Letter from Nick and Karen Coates to the Director General, Office of Water Services

  I note that you are a witness next week when the Public Accounts Committee consider "Leakage and water efficiency". I assume this must relate to your report last year on this subject and the NAO's subsequent examination of the issue.

  I do not know whether it is of direct relevance to the enquiry but would like to draw your attention to our experience of Thames Water's approach and handling over the last four years of serious local leakage in our area.

  For almost all of the past four years we (a private home-owner) have had between one third and two thirds of our rear garden (which is about 100 ft long) under water for most of the year bar the end of long hot spells in the summer (excluding 2000 when it was never dry). We have spent an inordinate amount of time writing and on the phone to Thames Water. Not only have they not responded promptly, but also have been most ineffective when they have done something, mostly ignoring our local knowledge and observations. To illustrate the extent of the problem there is currently over one foot of water in about one third of our rear garden where there was no problem four years ago.

  Some responsibility for the leaks lies with neighbouring social housing landlords. However, our experience is that there is no impetus within Thames Water to solve problems or enforce repairs on such landlords, despite their powers and, I believe, their obligation to do so. We have had to do the chasing. We have had to link different bits of Thames Water together. Despite this we have had not the remotest indication that they are sympathetic to our situation or are willing to partially accept blame for the delays. They have refused to countenance any compensation apart from about £20 for some of the missed appointments (if an appointment is not on their computer system they do not acknowledge it as being missed).

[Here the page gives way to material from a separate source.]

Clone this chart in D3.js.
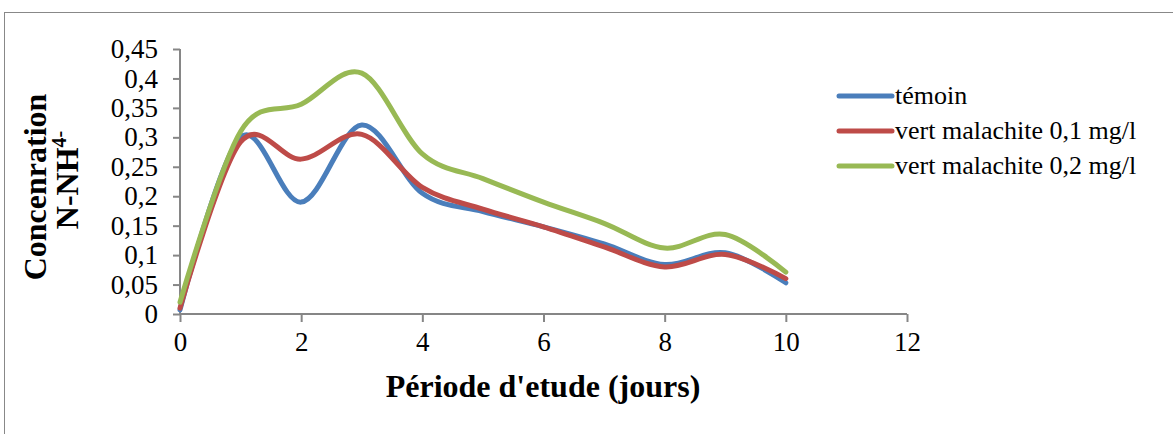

  I have enclosed some correspondence which I hope you might have time to skim through. They illustrate the following defects we have observed and pointed out to them:

    —  Thames Water are unresponsive—regarding the latest incident: we reported to Thames a new leak in February 2000 and said where we thought it was coming from (we could guess because it followed a pattern of another similar leak about 18 months earlier). We persisted but they refused to investigate it until they had eliminated another possibility. They acknowledged its existence, said they could not locate it (despite, they claim, sending in the night team) and claimed to have served a notice on the Council (the landlord). We chased Thames Water over the progress with the Council. The replies varied—yes, we've done it; we're waiting a bit longer, nothing on the system; not our responsibility and so on—from the same company, same phone number. This week my wife managed to find the right person in the Council to speak to—they had done the work and told Thames Water. When we told Thames Water, they arranged a meeting with the Council, the local engineer, a person from their leakage division (who did not turn up) and my wife. The Brent Council surveyor located the source of the leak within half an hour. As a result, it will be sorted within another 24 hours. No-one in Thames Water knew the whole story, no-one had told any other person outside their team what they had done or had happened. And they did not pursue it. If it had not been for my wife we and our neighbours would still have been under water for months to come;

    —  unresponsiveness—on one occasion my wife needed to ring the Chief Executive's office to get some action;

    —  poor customer service—phone calls and promises of action are not followed through most of the time. In one instance recently my wife was treated very poorly by a customer service operative who thought she must be Council tenant; when she found out my wife was a home-owner, the operative's tone changed completely;

    —  poor information recording—not all reports of leakage (or seapage) are recorded on the computer system;

    —  poor information—staff have not even been able to trace the estate/street or property address to which our long running leakage saga has been attached;

    —  poor internal communication—different parts of Thames Water do not communicate, do not share information, do not even appear to have access to common data—in one recent situation one key person admitted he did not know who was the right person to ask for information or action;

    —  poor co-ordination of action—there is no person linking together all the different teams within a locality;

    —  failure to take the blame—indeed different parts of Thames Water will try and pass on responsibility to another part, normally because of budgetary restrictions—the consequence of this is, of course, a failure of the whole organisation to ever take the blame for anything;

    —  artificial financial constraints—the local engineer (who, I am sure, would rather not be traced) said to my wife—they (Thames Water management) say there is no money for leakage repairs and cut our people and repairs budgets year on year. When the recent heavy rainfall came, which apparently has caused a large increase in pipe bursts, then "money suddenly appeared as if from nowhere"; and

    —  Secrecy—Thames Water will often cite confidentiality as the reason for not telling us anything, both in writing and over the phone. I thought the Freedom of Information Act was supposed to deal with this.

  Your report alluded to some concerns about leakage reporting/monitoring and investing in repairs. I believe you were right to be concerned. We have got to know quite well some of the Thames Water staff over the years and I also now people further up the chain. So, I know a lot more than what I am writing out of personal experience. Those people would be too frightened to come out into the open.

  But the pressure to cover up what is going on and the lack of strategic decision making within Thames Water will eventually cause a more serious problem. Although I do not think there is a direct parallel the case study of the Railtrack cultural attitude and behaviour in the face of managing certain targets and balancing that within safety and investment bears some comparison. In water's case the parallels are with the environment and investment in replacing all those 100 year old pipes.

  You may be interested to know that your own CSC (Thames) have not exactly been the proactive or supportive people on earth when we wrote about a year ago on this matter.

  Nevertheless, I hope this is useful.